The position and actions of the enemies on screen is, like the aforementioned Time Crisis, scripted. I can, to an extent, understand how this may be jarring for players used to AI controlled opponents who appear to predict your every action but D:DOC just isn't that kind of game and it would never want to be. Your movement in these sections too is of the on rails, automatic variety - so you just need to pay attention to your aim.
There's a 'concentration' feature too whereby pressing 'C' zooms in on your target reticule and any hits count for double damage - brilliantly, that's damage dealt AND damage received which gives the whole thing a classic risk/reward dynamic.
To help deal justice to these scum bags you have four types of weapon at hand, each upgradable in between levels.
Your abilities are also up for some tweaking with the points you garner from your general heroic behaviour.

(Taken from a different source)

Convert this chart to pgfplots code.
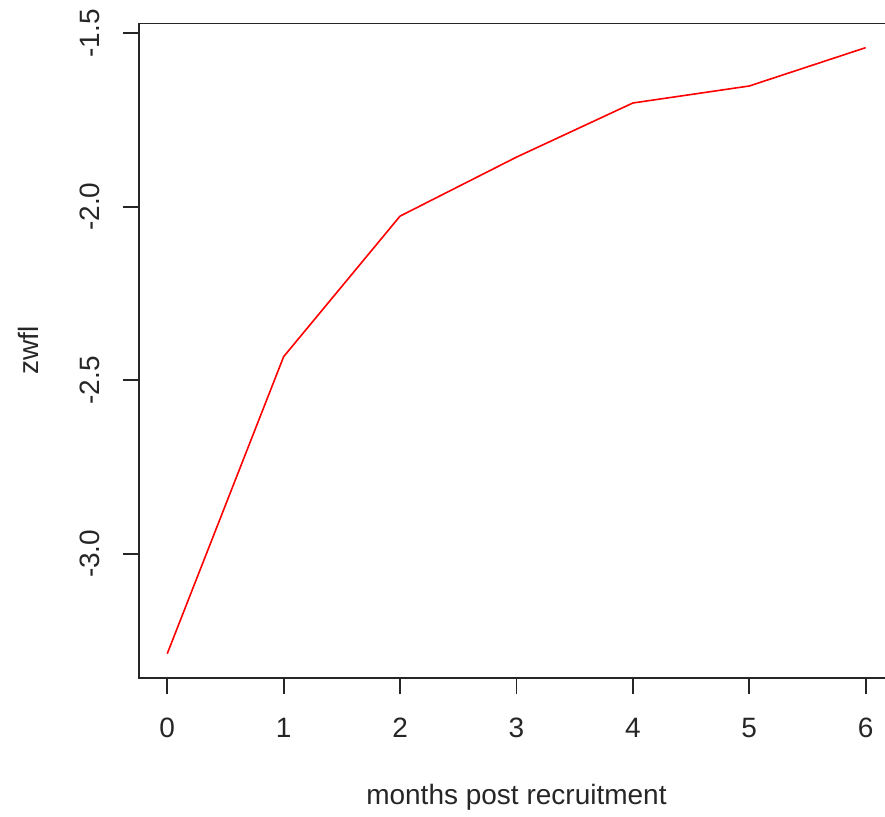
\documentclass[border=0pt]{standalone}
\usepackage{fontspec}
\setmainfont{Liberation Sans}
\usepackage{pgfplots}
\pgfplotsset{compat=1.18}

\begin{document}
\begin{tikzpicture}[x=1pt,y=1pt]
\useasboundingbox (0,0) rectangle (442.5,408);
\clip (0,0) rectangle (442.5,408);
\begin{axis}[
  at={(69.65pt,69pt)}, anchor=south west,
  scale only axis,
  width=377.15pt, height=327.3pt,
  xmin=-0.24, xmax=6.24,
  ymin=-3.358, ymax=-1.4716,
  axis line style={line width=0.9pt, black!85},
  xtick={0,1,2,3,4,5,6},
  xticklabels={0,1,2,3,4,5,6},
  ytick={-3,-2.5,-2,-1.5},
  yticklabels={-3.0,-2.5,-2.0,-1.5},
  xtick pos=bottom, ytick pos=left,
  tick align=outside,
  major tick length=8pt,
  every tick/.style={line width=0.9pt, black!85},
  tick label style={font=\fontsize{14}{16}\selectfont, text=black!85},
  xticklabel style={anchor=center, yshift=-17pt},
  yticklabel style={xshift=-16.6pt, rotate=90, anchor=center},
  label style={font=\fontsize{14}{16}\selectfont, text=black!85},
  xlabel={months post recruitment},
  ylabel={zwfl},
  x label style={at={(axis description cs:0.5,-0.1818)}, anchor=center},
  y label style={at={(axis description cs:-0.1472,0.5)}, anchor=center},
]
\addplot[red, line width=0.8pt, mark=none] coordinates {
  (0,-3.288) (1,-2.432) (2,-2.027) (3,-1.857) (4,-1.701) (5,-1.652) (6,-1.5415)
};
\end{axis}
\end{tikzpicture}
\end{document}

When you throw all this together, add a couple of neat driving sections and an overall tone that revels in absurd B-movie clichés and knowing humour you find yourself with a game that at first appears to be heading for "jack of all trades, master of none" tag... but D:DOC gets under your skin it moves along at such a pace that before you know it you're faced with a game that amounts to so much more than the sum of its parts - and it's our old friend Fun that makes this happen.
Raymond Bryce has not only rediscovered Fun, he's rescued it, revived it and is offering it for your enjoyment.
You'd be fool not to take advantage of his generosity.